» **Given problem**: Repeat everything from the first line of the listing below through the line that contains "(cacheIn) at (170,223);", exactly. Leave out pictures.

----------

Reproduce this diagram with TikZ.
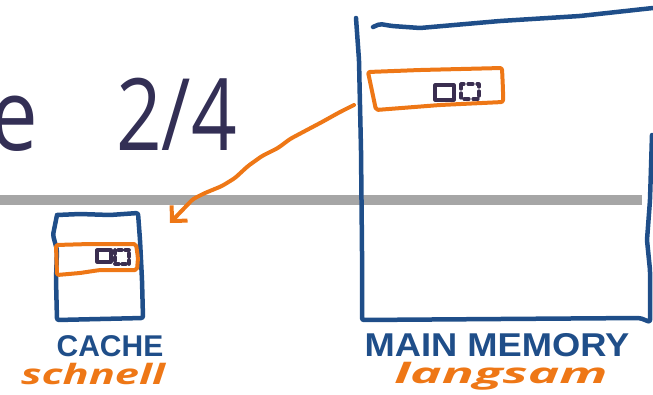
\documentclass[tikz,border=0pt]{standalone}
\usepackage{fontspec}
\setmainfont{Open Sans}
\newfontfamily\labelfont{Liberation Sans}
\usetikzlibrary{arrows.meta,positioning,calc}
\definecolor{cTitle}{HTML}{332F55}
\definecolor{cBlue}{HTML}{1F4E89}
\definecolor{cOrange}{HTML}{EE7716}
\definecolor{cRule}{HTML}{A6A6A6}
\definecolor{cInk}{HTML}{3A2E50}

\begin{document}
\begin{tikzpicture}[
  x=1pt, y=-1pt,
  blue pen/.style={draw=cBlue, line width=4.5pt, line cap=round, line join=round,
                   rounded corners=2pt},
  orange pen/.style={draw=cOrange, line width=4pt, line cap=round, line join=round,
                     rounded corners=2pt},
  ink pen/.style={draw=cInk, line width=3.2pt, line cap=round, line join=round},
  ttl/.style={font=\fontsize{100}{100}\selectfont, text=cTitle, inner sep=0pt},
  caps/.style={font=\labelfont\bfseries\fontsize{#1}{#1}\selectfont, text=cBlue,
               inner sep=0pt, text depth=0pt},
  hand/.style={font=\bfseries\itshape\fontsize{28}{28}\selectfont, text=cOrange,
               inner sep=0pt},
]
\useasboundingbox (0,0) rectangle (653,394);
\clip (0,0) rectangle (653,394);

% ---------------- title and rule ----------------
\node[ttl, anchor=base east] (ttlE) at (38,150) {\scalebox{0.85}[1]{e}};
\node[ttl, anchor=base west] (ttlNum) at (116,150) {\scalebox{0.8}[1]{2/4}};
\fill[cRule] (0,195) rectangle (642,205);

% ---------------- cache ----------------
\draw[blue pen] (57,215) -- (80,214) -- (110,215) -- (138,213) -- (140,240)
  -- (142,280) -- (143,318) -- (100,319) -- (57,320) -- (56,280) -- (57,250)
  -- (53,235) -- (57,215);
\draw[orange pen] (56,245) -- (90,244) -- (136,244) -- (138,258) -- (137,270)
  -- (100,270) -- (80,273) -- (57,275) -- cycle;
\draw[ink pen] (97,250) rectangle (111,262);
\draw[ink pen, dash pattern=on 4pt off 3pt] (115,250) rectangle (129,264);
\coordinate (cacheIn) at (170,223);

% ---------------- main memory ----------------
\draw[blue pen] (356,18) -- (359,60) -- (361,150) -- (362,250) -- (362,320)
  -- (500,319) -- (640,318) -- (650,322) -- (650,270) -- (647,240) -- (650,200)
  -- (652,135);
\draw[blue pen] (373,27) -- (380,24) -- (392,26) -- (420,28) -- (500,21)
  -- (580,16) -- (653,8);
\draw[orange pen] (368,72) -- (420,70) -- (502,68) -- (503,90) -- (503,102)
  -- (440,105) -- (376,110) -- cycle;
\draw[ink pen] (435,85) rectangle (454,100);
\draw[ink pen, dash pattern=on 5pt off 4pt] (461,84) rectangle (479,99);
\coordinate (memOut) at (354,105);

% ---------------- copy arrow ----------------
\draw[orange pen, rounded corners=3pt, -{Straight Barb[length=11pt,width=22pt]}]
  (memOut) -- (340,112) -- (322,122) -- (305,131) -- (290,139) -- (278,148)
  -- (262,156) -- (248,166) -- (235,178) -- (222,186) -- (205,193)
  -- (193,199) -- (cacheIn);

% ---------------- labels ----------------
\node[caps=30] (lblCache) at (110,346) {CACHE};
\node[hand] (lblFast) at (93,374) {\scalebox{1.55}[1]{schnell}};
\node[caps=33] (lblMem) at (497,345) {\scalebox{1.1}[1]{MAIN MEMORY}};
\node[hand] (lblSlow) at (501,376) {\scalebox{1.9}[1]{langsam}};
\end{tikzpicture}
\end{document}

----------

» **Output for this task**:
Reproduce this diagram with TikZ.
\documentclass[tikz,border=0pt]{standalone}
\usepackage{fontspec}
\setmainfont{Open Sans}
\newfontfamily\labelfont{Liberation Sans}
\usetikzlibrary{arrows.meta,positioning,calc}
\definecolor{cTitle}{HTML}{332F55}
\definecolor{cBlue}{HTML}{1F4E89}
\definecolor{cOrange}{HTML}{EE7716}
\definecolor{cRule}{HTML}{A6A6A6}
\definecolor{cInk}{HTML}{3A2E50}

\begin{document}
\begin{tikzpicture}[
  x=1pt, y=-1pt,
  blue pen/.style={draw=cBlue, line width=4.5pt, line cap=round, line join=round,
                   rounded corners=2pt},
  orange pen/.style={draw=cOrange, line width=4pt, line cap=round, line join=round,
                     rounded corners=2pt},
  ink pen/.style={draw=cInk, line width=3.2pt, line cap=round, line join=round},
  ttl/.style={font=\fontsize{100}{100}\selectfont, text=cTitle, inner sep=0pt},
  caps/.style={font=\labelfont\bfseries\fontsize{#1}{#1}\selectfont, text=cBlue,
               inner sep=0pt, text depth=0pt},
  hand/.style={font=\bfseries\itshape\fontsize{28}{28}\selectfont, text=cOrange,
               inner sep=0pt},
]
\useasboundingbox (0,0) rectangle (653,394);
\clip (0,0) rectangle (653,394);

% ---------------- title and rule ----------------
\node[ttl, anchor=base east] (ttlE) at (38,150) {\scalebox{0.85}[1]{e}};
\node[ttl, anchor=base west] (ttlNum) at (116,150) {\scalebox{0.8}[1]{2/4}};
\fill[cRule] (0,195) rectangle (642,205);

% ---------------- cache ----------------
\draw[blue pen] (57,215) -- (80,214) -- (110,215) -- (138,213) -- (140,240)
  -- (142,280) -- (143,318) -- (100,319) -- (57,320) -- (56,280) -- (57,250)
  -- (53,235) -- (57,215);
\draw[orange pen] (56,245) -- (90,244) -- (136,244) -- (138,258) -- (137,270)
  -- (100,270) -- (80,273) -- (57,275) -- cycle;
\draw[ink pen] (97,250) rectangle (111,262);
\draw[ink pen, dash pattern=on 4pt off 3pt] (115,250) rectangle (129,264);
\coordinate (cacheIn) at (170,223);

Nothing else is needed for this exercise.